Evden hiçbir şey alamadan çıktığını söyleyen Alan, şöyle devam etti:
“Yoklaya yoklaya, dumanlarda boğazı gittikçe öksürerek çıkış kapısını bulabildim. Yine göz gözü görmüyor. Çıkış kapısını bulunca kaynar su gibi bir sıcaklık fark ettim. 5 metre gidince bir çıkış kapısı daha var. O kapıyı da buldum, saçak altında birkaç parça üzerime düştü, alevlerin önünden kapının önüne kendimi güçlükle attım. Etrafıma baktım alevler üzerime geliyor. Ağabeyim geldi, koluma girdi. Ondan sonra ne oldu bilmiyorum. Beni arkadaşlar tüp falan patlar diye evden biraz uzağa götürdüler. Ne ayağımda lastik var, ne de başka bir şey. Sağlık çalışanları yanıma geldi, hasta brandasına beni koyup birkaç kilometre taşıyarak ambulansa bindirdiler.”

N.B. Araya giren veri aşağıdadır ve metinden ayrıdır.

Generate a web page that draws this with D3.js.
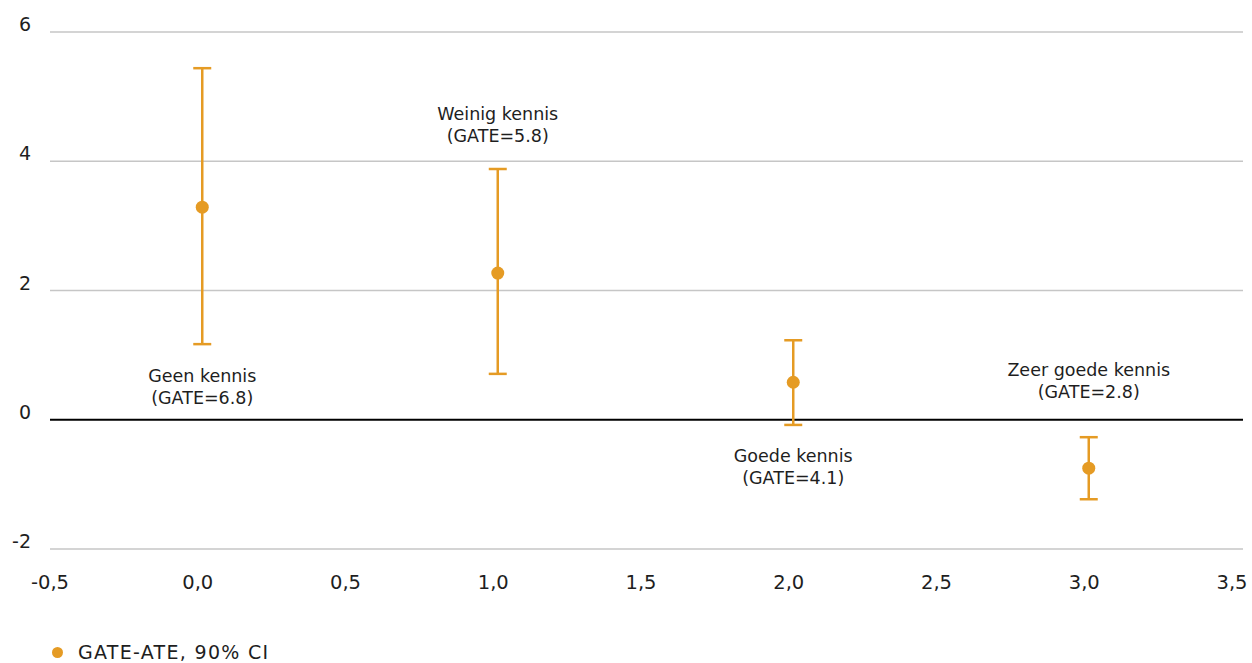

“Çıkıp bacaya baksaydık belki kurtulurduk”
Sobanın borusunun kısa olması sebebiyle yangının çıktığını tahmin ettiklerini söyleyen Malike Alan, “Ne annem ne de ben yangın çıktığının farkına varabildik. Birimizin de aklına gelip bu duman nereden geliyor diye baksa, çıkıp bacaya baksaydık belki kurtulurduk ,ama biz rüzgara aldandık. Biz rüzgar yapıyor sandık. Annemi yangında kaybettik. Ben anneme ‘gel’ deyince annem, sol taraftaki odaya doğru gitti. Ben merdivenden yaralı olarak kurtuldum. Ağabeyim ‘anne çıksana’ demesine rağmen hiç sesini duyamamış. Annemi evde duman tıkamış” şeklinde konuştu.
“Ciğerimiz yanıyor”
Sobanın dumanına aldandıkları için annesini kaybettiğini belirten Alan, şöyle konuştu:
“Evden hiçbir iğne, eşya alamadık. Üzerimdeki elbiselerle birlikte evden kendimi zor kurtardım. Çift baston ile yürüyordum, bastonumun birisini alabildim. Bu baston elimde olduğu için bununla yangından kaçabildim. Ağabeyim de tutup kolumdan beni evden aldı. Bir iğne desen bir şey alamadık. Biz yandık geri kalanlarda yanmasın, bizim ciğerimiz yanıyor halen. Herkes dikkat etsin, sobanın dumanına aldanmasınlar. Biz aldandık bu hale geldik.”